Some researchers link the Harappans to Dravidian languages or other South Asian populations. Others argue the civilization's legacy is simply the land itself—agricultural practices, settlement patterns, and trade routes that influenced later cultures.
The truth is we don't know. The silence of the Indus script is the civilization's most lasting characteristic.
How to Learn More
Want to dig deeper into the Indus Valley Civilization?

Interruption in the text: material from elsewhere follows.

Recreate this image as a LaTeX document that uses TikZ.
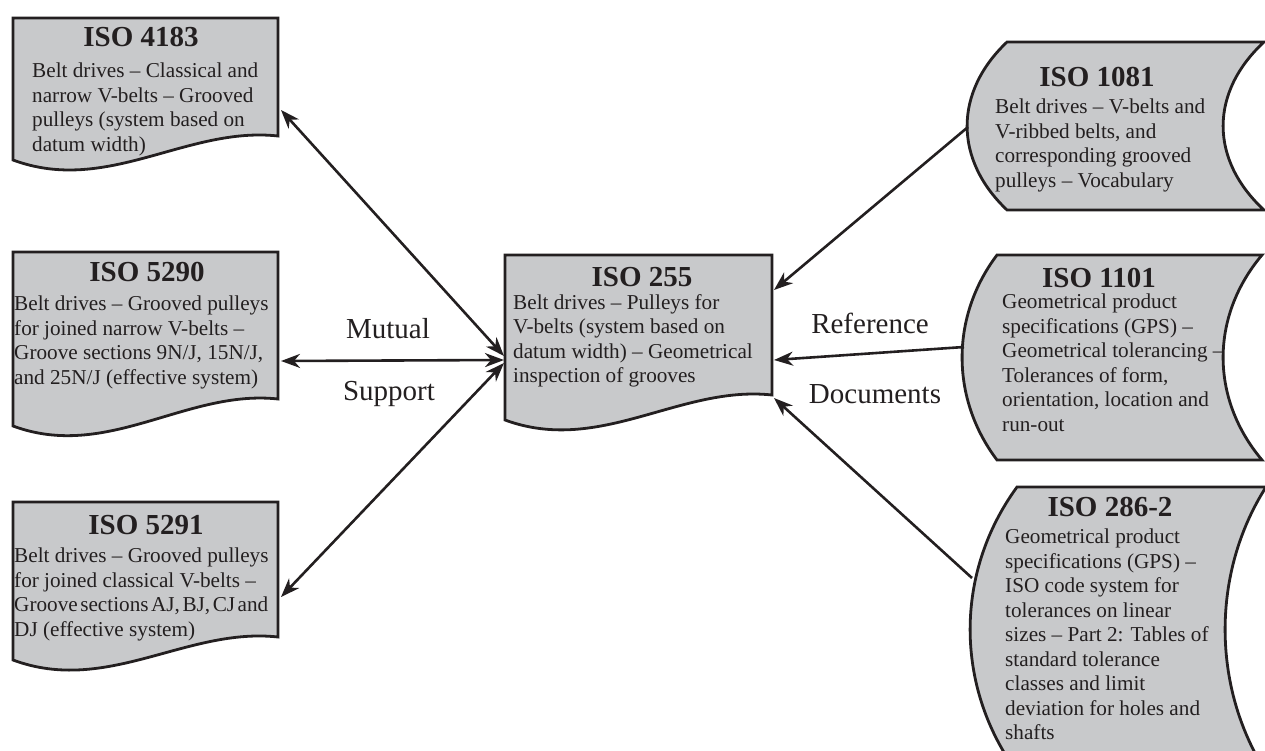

Here's how to start:
- Read Kenoyer and Jonathan Markworth's work—they've done primary excavation work and publish accessible papers
- Visit the Harappa Archaeological Research Center—they publish regular excavation reports online
- Explore museum collections—the National Museum in New Delhi and the Lahore Museum have significant collections
- Try deciphering attempts—the Indus Script project at the University of Washington publishes ongoing research
Starting Your Own Research
If you want to study the primary evidence yourself:
- Begin with the Harappa.com database—it catalogs thousands of artifacts and excavation reports
- Read the Indus Valley Civilization Encyclopedia for site-by-site breakdowns
- Follow the Archaeological Survey of India reports on ongoing excavations
Be skeptical of grand claims. Most decipherments of the Indus script are speculative. Most theories about the civilization's collapse are incomplete. The honest position is we don't know—and that should be the starting point for any serious study.